◆ **Challenge**: Copy, exactly and only, the lines from the one with "Reproduce this chart with matplotlib." up to and including the one with "0.037, 0.032, 0.024]", leaving pictures out.
■ ■ ■ ■ ■ ■ ■
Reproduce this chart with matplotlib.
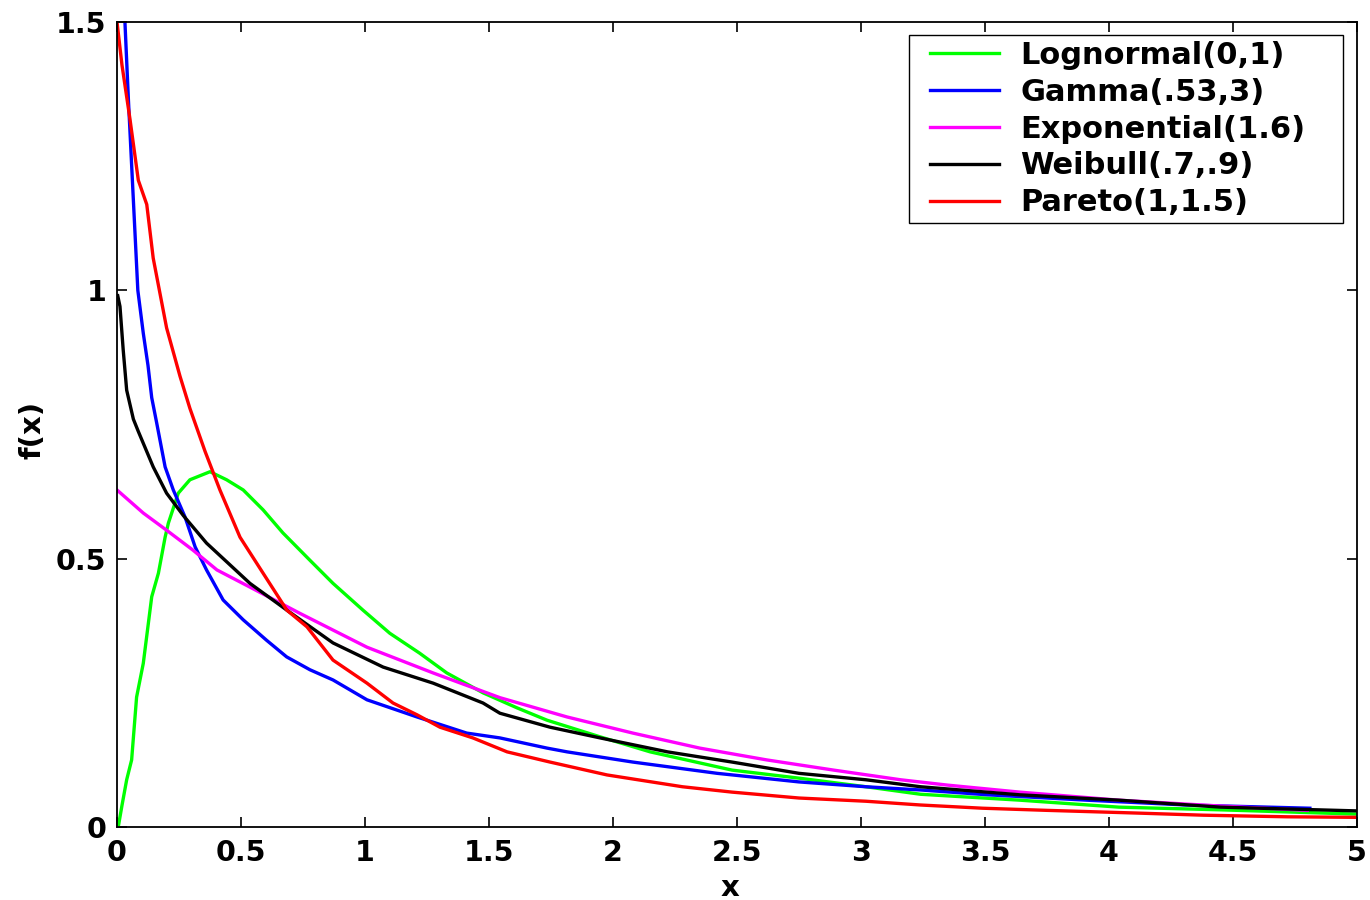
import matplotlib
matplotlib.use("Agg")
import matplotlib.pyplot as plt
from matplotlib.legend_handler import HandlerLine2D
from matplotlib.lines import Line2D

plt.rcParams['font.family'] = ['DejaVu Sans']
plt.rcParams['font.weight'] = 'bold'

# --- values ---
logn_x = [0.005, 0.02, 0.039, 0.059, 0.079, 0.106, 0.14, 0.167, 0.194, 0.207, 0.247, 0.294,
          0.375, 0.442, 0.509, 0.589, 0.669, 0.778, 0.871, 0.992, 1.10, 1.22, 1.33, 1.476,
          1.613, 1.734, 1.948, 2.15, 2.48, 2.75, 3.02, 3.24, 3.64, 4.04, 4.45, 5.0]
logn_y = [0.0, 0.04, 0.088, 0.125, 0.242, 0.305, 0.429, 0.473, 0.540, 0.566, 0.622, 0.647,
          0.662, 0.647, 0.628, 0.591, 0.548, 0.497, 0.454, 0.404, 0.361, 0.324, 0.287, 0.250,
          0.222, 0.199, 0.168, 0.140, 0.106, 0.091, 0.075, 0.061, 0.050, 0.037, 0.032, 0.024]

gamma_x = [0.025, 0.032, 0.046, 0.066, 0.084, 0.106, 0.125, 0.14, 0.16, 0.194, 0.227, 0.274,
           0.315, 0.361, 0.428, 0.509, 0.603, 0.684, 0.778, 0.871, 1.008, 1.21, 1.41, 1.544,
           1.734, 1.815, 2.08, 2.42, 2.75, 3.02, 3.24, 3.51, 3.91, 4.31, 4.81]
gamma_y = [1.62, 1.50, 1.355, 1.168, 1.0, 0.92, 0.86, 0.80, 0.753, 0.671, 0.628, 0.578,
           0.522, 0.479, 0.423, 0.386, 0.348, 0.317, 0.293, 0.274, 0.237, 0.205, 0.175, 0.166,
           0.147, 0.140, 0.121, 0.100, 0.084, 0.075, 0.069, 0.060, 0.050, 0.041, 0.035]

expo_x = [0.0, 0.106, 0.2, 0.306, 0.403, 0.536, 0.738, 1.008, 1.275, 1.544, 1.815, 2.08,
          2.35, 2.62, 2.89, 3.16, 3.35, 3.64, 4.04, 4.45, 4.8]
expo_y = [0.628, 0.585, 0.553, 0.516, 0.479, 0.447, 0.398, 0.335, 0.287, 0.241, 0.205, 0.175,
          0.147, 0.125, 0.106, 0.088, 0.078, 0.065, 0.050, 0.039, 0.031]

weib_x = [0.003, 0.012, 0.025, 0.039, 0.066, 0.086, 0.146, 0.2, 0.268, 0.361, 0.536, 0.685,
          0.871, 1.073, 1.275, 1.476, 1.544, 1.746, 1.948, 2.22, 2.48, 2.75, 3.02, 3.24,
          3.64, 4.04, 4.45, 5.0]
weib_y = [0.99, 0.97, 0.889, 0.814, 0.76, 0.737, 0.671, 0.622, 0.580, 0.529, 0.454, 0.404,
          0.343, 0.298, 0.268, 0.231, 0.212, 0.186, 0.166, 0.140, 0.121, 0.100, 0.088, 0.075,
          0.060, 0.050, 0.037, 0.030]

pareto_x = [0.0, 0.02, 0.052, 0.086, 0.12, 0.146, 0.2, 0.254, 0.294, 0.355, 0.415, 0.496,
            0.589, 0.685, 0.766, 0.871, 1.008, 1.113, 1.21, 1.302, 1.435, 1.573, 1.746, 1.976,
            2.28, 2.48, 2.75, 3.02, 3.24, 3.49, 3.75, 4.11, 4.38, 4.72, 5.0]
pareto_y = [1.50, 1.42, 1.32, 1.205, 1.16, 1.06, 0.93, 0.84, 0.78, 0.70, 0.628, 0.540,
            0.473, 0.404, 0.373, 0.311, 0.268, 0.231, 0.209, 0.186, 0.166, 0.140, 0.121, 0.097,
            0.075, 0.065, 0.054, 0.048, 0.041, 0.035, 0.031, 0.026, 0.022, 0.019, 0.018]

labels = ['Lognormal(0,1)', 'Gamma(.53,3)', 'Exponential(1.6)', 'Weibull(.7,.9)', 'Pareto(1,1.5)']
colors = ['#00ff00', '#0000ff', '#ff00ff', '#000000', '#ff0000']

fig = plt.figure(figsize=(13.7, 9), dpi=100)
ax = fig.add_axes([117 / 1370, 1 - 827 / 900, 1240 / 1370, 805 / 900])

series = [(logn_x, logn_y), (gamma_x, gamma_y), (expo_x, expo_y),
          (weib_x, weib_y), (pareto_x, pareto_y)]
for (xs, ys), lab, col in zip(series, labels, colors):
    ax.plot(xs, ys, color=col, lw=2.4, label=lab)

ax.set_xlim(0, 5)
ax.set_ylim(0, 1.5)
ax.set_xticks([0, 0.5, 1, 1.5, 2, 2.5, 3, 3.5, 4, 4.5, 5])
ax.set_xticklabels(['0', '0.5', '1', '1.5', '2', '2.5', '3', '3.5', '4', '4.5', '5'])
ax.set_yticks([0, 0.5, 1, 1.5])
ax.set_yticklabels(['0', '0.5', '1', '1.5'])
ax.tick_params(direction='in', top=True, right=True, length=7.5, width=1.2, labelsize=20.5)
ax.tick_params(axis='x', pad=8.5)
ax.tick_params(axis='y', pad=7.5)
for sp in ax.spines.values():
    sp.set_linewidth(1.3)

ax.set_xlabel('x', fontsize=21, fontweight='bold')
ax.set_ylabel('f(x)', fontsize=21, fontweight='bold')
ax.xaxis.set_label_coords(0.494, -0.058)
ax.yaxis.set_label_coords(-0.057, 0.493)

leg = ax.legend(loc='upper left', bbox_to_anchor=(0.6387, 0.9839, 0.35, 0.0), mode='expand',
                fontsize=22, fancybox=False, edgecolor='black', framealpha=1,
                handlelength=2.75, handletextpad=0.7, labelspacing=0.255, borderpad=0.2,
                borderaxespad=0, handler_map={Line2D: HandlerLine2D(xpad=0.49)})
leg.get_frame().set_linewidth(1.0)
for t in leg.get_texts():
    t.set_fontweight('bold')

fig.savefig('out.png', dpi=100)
■ ■ ■ ■ ■ ■ ■
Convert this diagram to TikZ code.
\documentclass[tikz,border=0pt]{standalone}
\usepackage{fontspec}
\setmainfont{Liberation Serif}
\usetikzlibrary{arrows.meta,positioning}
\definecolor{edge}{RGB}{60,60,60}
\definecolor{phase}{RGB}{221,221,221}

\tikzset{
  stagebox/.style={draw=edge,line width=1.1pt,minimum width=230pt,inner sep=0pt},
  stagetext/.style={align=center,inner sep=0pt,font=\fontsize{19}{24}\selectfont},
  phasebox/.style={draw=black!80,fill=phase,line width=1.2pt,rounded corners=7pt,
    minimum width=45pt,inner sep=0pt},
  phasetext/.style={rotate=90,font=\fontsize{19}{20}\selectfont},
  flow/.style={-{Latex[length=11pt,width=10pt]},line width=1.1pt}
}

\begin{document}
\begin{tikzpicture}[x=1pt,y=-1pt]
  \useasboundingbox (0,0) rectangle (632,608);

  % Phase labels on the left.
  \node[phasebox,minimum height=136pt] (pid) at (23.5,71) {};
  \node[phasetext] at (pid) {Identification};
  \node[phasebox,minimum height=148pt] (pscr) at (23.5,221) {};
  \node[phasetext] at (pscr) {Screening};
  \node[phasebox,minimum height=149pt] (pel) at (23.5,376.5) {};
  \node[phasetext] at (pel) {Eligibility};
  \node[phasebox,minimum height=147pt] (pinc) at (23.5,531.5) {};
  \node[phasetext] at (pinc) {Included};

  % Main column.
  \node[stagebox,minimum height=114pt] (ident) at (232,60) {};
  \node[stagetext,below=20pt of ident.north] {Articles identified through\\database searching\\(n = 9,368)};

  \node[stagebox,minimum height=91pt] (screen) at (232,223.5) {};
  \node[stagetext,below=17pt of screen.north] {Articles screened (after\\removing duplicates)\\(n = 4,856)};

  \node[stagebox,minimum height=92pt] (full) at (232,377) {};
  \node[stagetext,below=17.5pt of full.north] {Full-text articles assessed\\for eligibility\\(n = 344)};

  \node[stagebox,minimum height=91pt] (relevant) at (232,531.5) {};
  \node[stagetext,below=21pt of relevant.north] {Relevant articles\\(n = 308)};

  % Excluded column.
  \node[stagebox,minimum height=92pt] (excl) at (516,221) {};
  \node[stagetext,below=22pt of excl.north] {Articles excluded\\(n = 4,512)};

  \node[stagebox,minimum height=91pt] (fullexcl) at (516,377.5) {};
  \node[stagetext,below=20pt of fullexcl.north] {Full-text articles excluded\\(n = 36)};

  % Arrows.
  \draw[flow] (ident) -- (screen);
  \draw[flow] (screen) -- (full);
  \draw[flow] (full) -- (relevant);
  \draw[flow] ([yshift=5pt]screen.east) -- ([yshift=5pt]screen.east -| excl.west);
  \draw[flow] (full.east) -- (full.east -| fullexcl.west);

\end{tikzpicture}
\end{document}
■ ■ ■ ■ ■ ■ ■
◆ **Reply**:
Reproduce this chart with matplotlib.
import matplotlib
matplotlib.use("Agg")
import matplotlib.pyplot as plt
from matplotlib.legend_handler import HandlerLine2D
from matplotlib.lines import Line2D

plt.rcParams['font.family'] = ['DejaVu Sans']
plt.rcParams['font.weight'] = 'bold'

# --- values ---
logn_x = [0.005, 0.02, 0.039, 0.059, 0.079, 0.106, 0.14, 0.167, 0.194, 0.207, 0.247, 0.294,
          0.375, 0.442, 0.509, 0.589, 0.669, 0.778, 0.871, 0.992, 1.10, 1.22, 1.33, 1.476,
          1.613, 1.734, 1.948, 2.15, 2.48, 2.75, 3.02, 3.24, 3.64, 4.04, 4.45, 5.0]
logn_y = [0.0, 0.04, 0.088, 0.125, 0.242, 0.305, 0.429, 0.473, 0.540, 0.566, 0.622, 0.647,
          0.662, 0.647, 0.628, 0.591, 0.548, 0.497, 0.454, 0.404, 0.361, 0.324, 0.287, 0.250,
          0.222, 0.199, 0.168, 0.140, 0.106, 0.091, 0.075, 0.061, 0.050, 0.037, 0.032, 0.024]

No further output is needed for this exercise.